Women working in Leeds munitions factory during World War I
Women working in Leeds munitions
factory during World War I. From The
First World War and Its Consequences
.
The rest of the material focuses on Germany, France, and Russia; there is much less on Italy, the Austrian-Hungarian Empire, and little on the Ottoman Empire or Bulgaria. Inevitably in a project of this magnitude, there is the occasional questionable interpretation or mistake. The Weimar Republic, born from the rubble of Germany's defeat in the Great War, is criticized as being "too democratic to work successfully," without any conscious irony that the Nazis believed the same thing. Minor, but in a century that has seen the concept of race manipulated for purposes of discrimination, persecution, and extermination, scholars have a particular responsibility to be sensitive to such issues. There is almost no attempt to deal with varying historical interpretations or how the war forever changed Europeans' sense of themselves. On the positive side, the treatment of the home front and the changing role of women is well done. [Click on this sentence or the photograph of working women above and to the right for one example ]

Trench Warfare in WW1
Trench warfare in World War I. From
The First World War and Its Consequences.

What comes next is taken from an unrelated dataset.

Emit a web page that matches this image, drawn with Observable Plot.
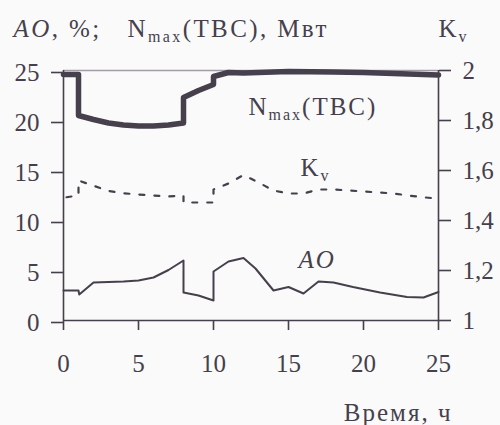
<!DOCTYPE html>
<html><head><meta charset="utf-8">
<script src="https://cdn.jsdelivr.net/npm/d3@7"></script>
<script src="https://cdn.jsdelivr.net/npm/@observablehq/plot@0.6"></script>
<style>
body{margin:0;background:#fafafa}
svg, svg text, svg tspan{font-family:"Liberation Serif", serif !important; white-space:pre}
svg text.wide{letter-spacing:2px}
svg text.wider{letter-spacing:2.4px}
</style>
</head><body><div id="chart"></div>
<script>
// Time axis, hours
const xTicks = [0, 5, 10, 15, 20, 25];
const yTicks = [0, 5, 10, 15, 20, 25];
const kvTickLabels = ["1", "1,2", "1,4", "1,6", "1,8", "2"];

// N_max(TBC), MW
const nmaxTime  = [0, 1, 1, 2, 3, 4, 5, 6, 7, 8, 8, 9, 10, 10, 11, 12, 13, 15, 18, 20, 22, 24, 25];
const nmaxValue = [24.6, 24.6, 20.5, 20.1, 19.75, 19.55, 19.45, 19.45, 19.55, 19.75, 22.3, 23.0, 23.6, 24.4, 24.8, 24.75, 24.8, 24.9, 24.85, 24.8, 24.7, 24.6, 24.55];

// K_v (right axis)
const kvTime  = [0.2, 1, 1, 2, 3, 4, 5, 6, 7, 8, 8, 9, 10, 10, 11, 12, 13, 14, 15, 16, 17, 18, 19, 20, 21, 22, 23, 24, 24.5];
const kvValue = [1.493, 1.50, 1.56, 1.539, 1.518, 1.509, 1.504, 1.50, 1.496, 1.50, 1.472, 1.472, 1.472, 1.524, 1.548, 1.582, 1.552, 1.52, 1.508, 1.508, 1.524, 1.524, 1.52, 1.516, 1.512, 1.508, 1.50, 1.493, 1.49];

// AO, %
const aoTime  = [0, 1, 1.05, 2, 3, 4, 5, 6, 7, 8, 8, 9, 10, 10, 11, 12, 12.8, 14, 15, 16, 17, 18, 19.3, 21.1, 22.9, 24, 25];
const aoValue = [3.0, 3.0, 2.6, 3.8, 3.85, 3.9, 4.0, 4.3, 5.05, 6.0, 2.8, 2.5, 2.0, 4.9, 5.9, 6.25, 5.2, 3.0, 3.35, 2.7, 3.9, 3.8, 3.35, 2.8, 2.35, 2.3, 2.85];

// Curve labels
const labelText = ["N_{max}(TBC)", "K_{v}", "*AO*"];
const labelTime = [12.33, 15.8, 15.67];
const labelValue = [21.4, 15.25, 6.1];

const titleLeft = "*AO*, %;   N_{max}(TBC), Мвт";
const titleRight = "K_{v}";
const xLabel = "Время, ч";

const ink = "#463f4c";
const nmax = nmaxTime.map((t, i) => ({t, v: nmaxValue[i]}));
const kv = kvTime.map((t, i) => ({t, k: kvValue[i]}));
const ao = aoTime.map((t, i) => ({t, v: aoValue[i]}));
const labels = labelText.map((text, i) => ({text, t: labelTime[i], v: labelValue[i]}));

const chart = Plot.plot({
  width: 500, height: 425,
  marginLeft: 63, marginRight: 62, marginTop: 70, marginBottom: 105,
  x: {domain: [0, 25]},
  y: {domain: [0, 25]},
  style: {fontFamily: "Liberation Serif, serif", fontSize: "25px", color: ink, background: "transparent"},
  marks: [
    Plot.ruleY([25], {stroke: "#a29ca6", strokeWidth: 1.3}),
    Plot.line(nmax, {x: "t", y: "v", stroke: ink, strokeWidth: 5.5, strokeLinejoin: "round"}),
    Plot.line(kv, {x: "t", y: d => (d.k - 1) * 25, stroke: ink, strokeWidth: 2.2, strokeDasharray: "5,10"}),
    Plot.line(ao, {x: "t", y: "v", stroke: ink, strokeWidth: 2}),
    Plot.ruleX([0], {stroke: ink, strokeWidth: 1.6}),
    Plot.ruleX([25], {stroke: ink, strokeWidth: 1.6}),
    Plot.ruleY([0], {stroke: ink, strokeWidth: 1.6}),
    Plot.axisX({ticks: xTicks, tickSize: 10, tickPadding: 24, label: null, tickFormat: d => String(d), stroke: ink, strokeWidth: 1.6}),
    Plot.axisY({anchor: "left", ticks: yTicks, tickSize: 12, tickPadding: 12, label: null, tickFormat: d => String(d), stroke: ink, strokeWidth: 1.6, dy: 2}),
    Plot.axisY({anchor: "right", ticks: yTicks, tickSize: 12, tickPadding: 12, label: null, tickFormat: d => kvTickLabels[yTicks.indexOf(d)], stroke: ink, strokeWidth: 1.6}),
    Plot.text(labels, {x: "t", y: "v", text: "text", textAnchor: "start", lineAnchor: "middle", fill: ink, className: "wide"}),
    Plot.text([titleLeft], {frameAnchor: "top-left", dx: -50, dy: -42, textAnchor: "start", lineAnchor: "middle", fill: ink, className: "wider"}),
    Plot.text([titleRight], {frameAnchor: "top-right", dx: 30, dy: -42, textAnchor: "end", lineAnchor: "middle", fill: ink, className: "wide"}),
    Plot.text([xLabel], {frameAnchor: "bottom-right", dx: 14, dy: 92, textAnchor: "end", lineAnchor: "middle", fill: ink, className: "wide"})
  ]
});

// Rich text: _{...} subscript, *...* italic
d3.select(chart).selectAll("text").each(function() {
  const s = this.textContent;
  if (!/[_*]/.test(s)) return;
  const parts = [];
  const re = /_\{([^}]*)\}|\*([^*]*)\*|([^_*]+)/g;
  let m;
  while ((m = re.exec(s))) {
    if (m[1] != null) parts.push({t: m[1], sub: true});
    else if (m[2] != null) parts.push({t: m[2], it: true});
    else parts.push({t: m[3]});
  }
  const el = d3.select(this);
  el.text(null);
  let shifted = false;
  for (const p of parts) {
    const ts = el.append("tspan").text(p.t);
    if (p.sub) { ts.attr("font-size", 16).attr("dy", 5); shifted = true; }
    else if (shifted) { ts.attr("dy", -5); shifted = false; }
    if (p.it) ts.attr("font-style", "italic");
  }
});

d3.select(chart).selectAll("g.wide text").classed("wide", true);
d3.select(chart).selectAll("g.wider text").classed("wider", true);

document.getElementById("chart").append(chart);
</script>
</body></html>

A brief introduction reveals the historiographic framework of the CD-ROM. The authors and collaborators (never cited) are squarely in the tradition of the English historian A.J.P. Taylor and the dominant interpretation that Germany and Austria-Hungary bear "considerable responsibility for provoking the conflict." While most historians of the time had pointed to the diplomatic and political factors, Taylor emphasized the role of chance, popular feeling, and individual shortcomings in starting the war. The "revisionist" interpretation, put forth by Germany and some American historians as early as the 1920s and 1930s, that Germany was justly responding to its "encirclement" by Britain, France, and Russia, is mentioned and then dismissed. No mention is made of the German historian Fritz Fischer's revolutionary thesis, first presented in 1962, that Germany bore the overwhelming moral and political burden of creating the conditions and then starting the war. Although many will be familiar with the role of German submarine warfare and the Allied response, that front has usually taken second place to the western front. This work argues, on the contrary (and perhaps not coincidentally since it is a British production), that Allied control of the world's shipping lanes was "the crucial element in bringing Germany to her knees in 1918."

Several themes shape the work throughout: the frantic pace at which technology was developed and implemented including planes, tanks, submarines, the machine gun, and gas warfare. This "technology of mass death" was the dominant reality of the war, often waylaying the best laid plans of the general staffs on both sides of the conflict. The French military strategy of a noble, heroic, and dashing infantry charge after extensive artillery bombardment was shown to be pure folly in the face of German machine-gunners. A war of movement in the west quickly degenerated into the horror of trench warfare, as neither side was able to deliver the knockout blow. Conditions in the east were different; there the wide-open spaces of Prussia and the Russian front made for a more "fluid" and traditional, yet no less devastating, war.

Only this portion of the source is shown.